From the top of the entries, reproduce each line exactly, stopping after the line that contains "(title) at (294,22)". Omit pictures.

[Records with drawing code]
** START **

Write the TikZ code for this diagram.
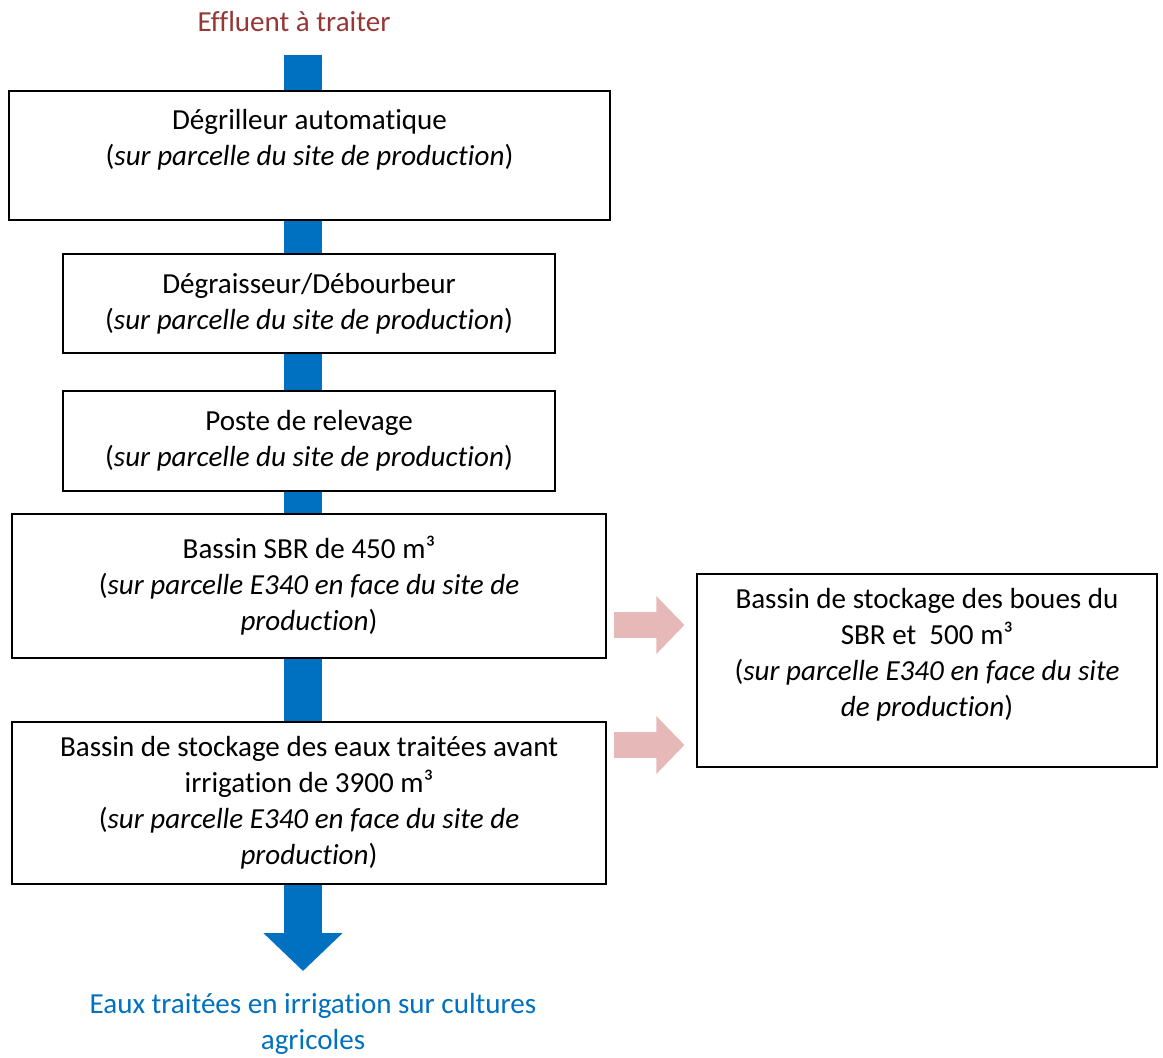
\documentclass[tikz,border=0pt]{standalone}
\usepackage{fontspec}
\setmainfont{Carlito}[Ligatures=NoCommon]
\usepackage{xcolor}
\usetikzlibrary{arrows.meta}

\definecolor{effl}{RGB}{149,55,53}
\definecolor{flowblue}{RGB}{0,112,192}
\definecolor{sludge}{RGB}{230,185,184}

\tikzset{
  stepbox/.style={draw, line width=0.8pt, fill=white, inner sep=0pt, align=center},
  bar/.style={draw=flowblue, line width=28.5pt},
  side/.style={draw=sludge, line width=19.5pt, -{Triangle[width=42pt,length=21pt]}},
}

\begin{document}
\begin{tikzpicture}[x=0.75pt,y=0.75pt,yscale=-1,xscale=1,
  font=\fontsize{21.8}{27}\selectfont]

\useasboundingbox (0,0) rectangle (1163,1057);

\node[text=effl] (title) at (294,22) {Effluent à traiter};

\node[stepbox, minimum width=450.75pt, minimum height=96.75pt] (degr) at (309.5,155.5)
  {Dégrilleur automatique\\(\textit{sur parcelle du site de production})\\ ~};
\node[stepbox, minimum width=369pt, minimum height=74.25pt] (degrai) at (309,303.5)
  {Dégraisseur/Débourbeur\\(\textit{sur parcelle du site de production})};
\node[stepbox, minimum width=369pt, minimum height=75pt] (poste) at (309,441)
  {Poste de relevage\\(\textit{sur parcelle du site de production})};
\node[stepbox, minimum width=445.5pt, minimum height=108pt] (sbr) at (309,586)
  {Bassin SBR de 450 m³\\(\textit{sur parcelle E340 en face du site de}\\\textit{production})};
\node[stepbox, minimum width=445.5pt, minimum height=121.5pt] (stock) at (309,803)
  {Bassin de stockage des eaux traitées avant\\irrigation de 3900 m³\\(\textit{sur parcelle E340 en face du site de}\\\textit{production})};
\node[stepbox, minimum width=345pt, minimum height=144.75pt] (boues) at (927,670.5)
  {Bassin de stockage des boues du\\SBR et\ \ 500 m³\\(\textit{sur parcelle E340 en face du site}\\\textit{de production})\\ ~};

\node[text=flowblue, align=center] (irrig) at (313,1024)
  {Eaux traitées en irrigation sur cultures\\agricoles};

\coordinate (in) at (303,55);
\coordinate (out) at (303,971);

% main flow
\draw[bar] (in) -- (in |- degr.north);
\draw[bar] (in |- degr.south) -- (in |- degrai.north);
\draw[bar] (in |- degrai.south) -- (in |- poste.north);
\draw[bar] (in |- poste.south) -- (in |- sbr.north);
\draw[bar] (in |- sbr.south) -- (in |- stock.north);
\draw[bar, -{Triangle[width=57.75pt,length=28.5pt]}] (in |- stock.south) -- (out);

% sludge
\draw[side] ([xshift=5.25pt]sbr.east |- 0,625) -- ([xshift=-9pt]boues.west |- 0,625);
\draw[side] ([xshift=5.25pt]stock.east |- 0,745) -- ([xshift=-9pt]boues.west |- 0,745);

\end{tikzpicture}
\end{document}
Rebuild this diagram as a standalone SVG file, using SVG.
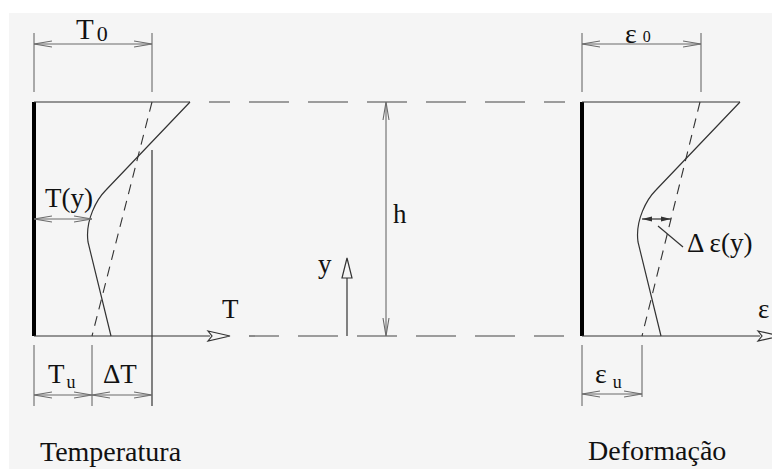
<svg xmlns="http://www.w3.org/2000/svg" width="772" height="469" viewBox="0 0 772 469">
  <style>
    text { font-family: "Liberation Serif", "DejaVu Serif", "Times New Roman", serif; fill: #111; }
    .main { stroke: #333; stroke-width: 1.2; fill: none; }
    .thick { stroke: #000; stroke-width: 4; fill: none; }
    .dim { stroke: #6a6a6a; stroke-width: 1.1; fill: none; }
    .dash { stroke: #444; stroke-width: 1.2; fill: none; stroke-dasharray: 40 19; }
    .sdash { stroke: #333; stroke-width: 1.1; fill: none; stroke-dasharray: 10 7; }
    .hollow { stroke: #333; stroke-width: 1.2; fill: #f5f5f5; }
  </style>
  <defs>
    <marker id="open" viewBox="0 0 18 8" refX="18" refY="4" markerWidth="18" markerHeight="8" markerUnits="userSpaceOnUse" orient="auto-start-reverse">
      <path d="M0,1 L18,4 L0,7" fill="none" stroke="#6a6a6a" stroke-width="1.1"/>
    </marker>
    <marker id="small" viewBox="0 0 10 6" refX="10" refY="3" markerWidth="10" markerHeight="6" markerUnits="userSpaceOnUse" orient="auto-start-reverse">
      <path d="M0,0.5 L10,3 L0,5.5 Z" fill="#333"/>
    </marker>
  </defs>

  <rect x="0" y="0" width="772" height="469" fill="#ffffff"/>
  <rect x="9" y="13" width="763" height="456" fill="#f5f5f5"/>

  <g id="connectors">
    <line class="dash" x1="209" y1="102" x2="565" y2="102" stroke-dashoffset="19"/>
    <line class="dash" x1="249" y1="336" x2="564" y2="336" stroke-dashoffset="10"/>
  </g>

  <g id="temperatura">
    <line class="thick" x1="34" y1="102" x2="34" y2="336"/>
    <line class="main" x1="34" y1="102" x2="190" y2="102"/>
    <line class="main" x1="152" y1="150" x2="152" y2="406"/>
    <line class="main" x1="34" y1="336" x2="210" y2="336"/>
    <polygon class="hollow" points="208,331 230,336 208,341 212,336"/>
    <text x="222" y="318" font-size="27">T</text>
    <line class="sdash" x1="152" y1="102" x2="92" y2="336"/>
    <path class="main" d="M190,102 L106,190 C97,199 85,220 88,242 L111,336"/>
    <line class="dim" x1="34" y1="33" x2="34" y2="92"/>
    <line class="dim" x1="152" y1="33" x2="152" y2="92"/>
    <line class="dim" x1="34" y1="44" x2="152" y2="44" marker-start="url(#open)" marker-end="url(#open)"/>
    <text x="76" y="39" font-size="29">T<tspan font-size="22" dx="3" dy="2">0</tspan></text>
    <line class="dim" x1="34" y1="219" x2="92" y2="219" marker-start="url(#open)" marker-end="url(#open)"/>
    <text x="45" y="207" font-size="27">T(y)</text>
    <line class="dim" x1="34" y1="345" x2="34" y2="406"/>
    <line class="dim" x1="92" y1="345" x2="92" y2="406"/>
    <line class="dim" x1="34" y1="395" x2="92" y2="395" marker-start="url(#open)" marker-end="url(#open)"/>
    <line class="dim" x1="92" y1="395" x2="152" y2="395" marker-start="url(#open)" marker-end="url(#open)"/>
    <text x="48" y="383" font-size="27">T<tspan font-size="18" dx="2" dy="5">u</tspan></text>
    <text x="103" y="383" font-size="27">ΔT</text>
    <text x="40" y="461" font-size="28">Temperatura</text>
  </g>

  <g id="altura">
    <line class="dim" x1="386" y1="102" x2="386" y2="336" marker-start="url(#open)" marker-end="url(#open)"/>
    <text x="393" y="223" font-size="27">h</text>
    <line class="main" x1="347" y1="336" x2="347" y2="278"/>
    <polygon class="hollow" points="347,258 342,278 352,278"/>
    <text x="318" y="273" font-size="27">y</text>
  </g>

  <g id="deformacao">
    <line class="thick" x1="582" y1="102" x2="582" y2="336"/>
    <line class="main" x1="582" y1="102" x2="740" y2="102"/>
    <line class="main" x1="582" y1="336" x2="760" y2="336"/>
    <polygon class="hollow" points="758,331 780,336 758,341 762,336"/>
    <text x="758" y="318" font-size="27">ε</text>
    <line class="sdash" x1="700" y1="102" x2="642" y2="336"/>
    <path class="main" d="M740,102 L656,190 C647,199 635,220 638,242 L661,336"/>
    <line class="dim" x1="582" y1="33" x2="582" y2="92"/>
    <line class="dim" x1="701" y1="33" x2="701" y2="92"/>
    <line class="dim" x1="582" y1="44" x2="701" y2="44" marker-start="url(#open)" marker-end="url(#open)"/>
    <text x="625" y="43" font-size="28">ε<tspan font-size="16" dx="6" dy="-1">0</tspan></text>
    <line class="main" x1="642" y1="219" x2="671" y2="219" marker-start="url(#small)" marker-end="url(#small)"/>
    <line class="main" x1="658" y1="226" x2="683" y2="247"/>
    <text x="687" y="252" font-size="27">Δ ε(y)</text>
    <line class="dim" x1="582" y1="345" x2="582" y2="406"/>
    <line class="dim" x1="642" y1="345" x2="642" y2="397"/>
    <line class="dim" x1="582" y1="394" x2="642" y2="394" marker-start="url(#open)" marker-end="url(#open)"/>
    <text x="595" y="383" font-size="28">ε<tspan font-size="18" dx="6" dy="5">u</tspan></text>
    <text x="588" y="460" font-size="28">Deformação</text>
  </g>
</svg>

** END **

Exercise answer -
Write the TikZ code for this diagram.
\documentclass[tikz,border=0pt]{standalone}
\usepackage{fontspec}
\setmainfont{Carlito}[Ligatures=NoCommon]
\usepackage{xcolor}
\usetikzlibrary{arrows.meta}

\definecolor{effl}{RGB}{149,55,53}
\definecolor{flowblue}{RGB}{0,112,192}
\definecolor{sludge}{RGB}{230,185,184}

\tikzset{
  stepbox/.style={draw, line width=0.8pt, fill=white, inner sep=0pt, align=center},
  bar/.style={draw=flowblue, line width=28.5pt},
  side/.style={draw=sludge, line width=19.5pt, -{Triangle[width=42pt,length=21pt]}},
}

\begin{document}
\begin{tikzpicture}[x=0.75pt,y=0.75pt,yscale=-1,xscale=1,
  font=\fontsize{21.8}{27}\selectfont]

\useasboundingbox (0,0) rectangle (1163,1057);

\node[text=effl] (title) at (294,22) {Effluent à traiter};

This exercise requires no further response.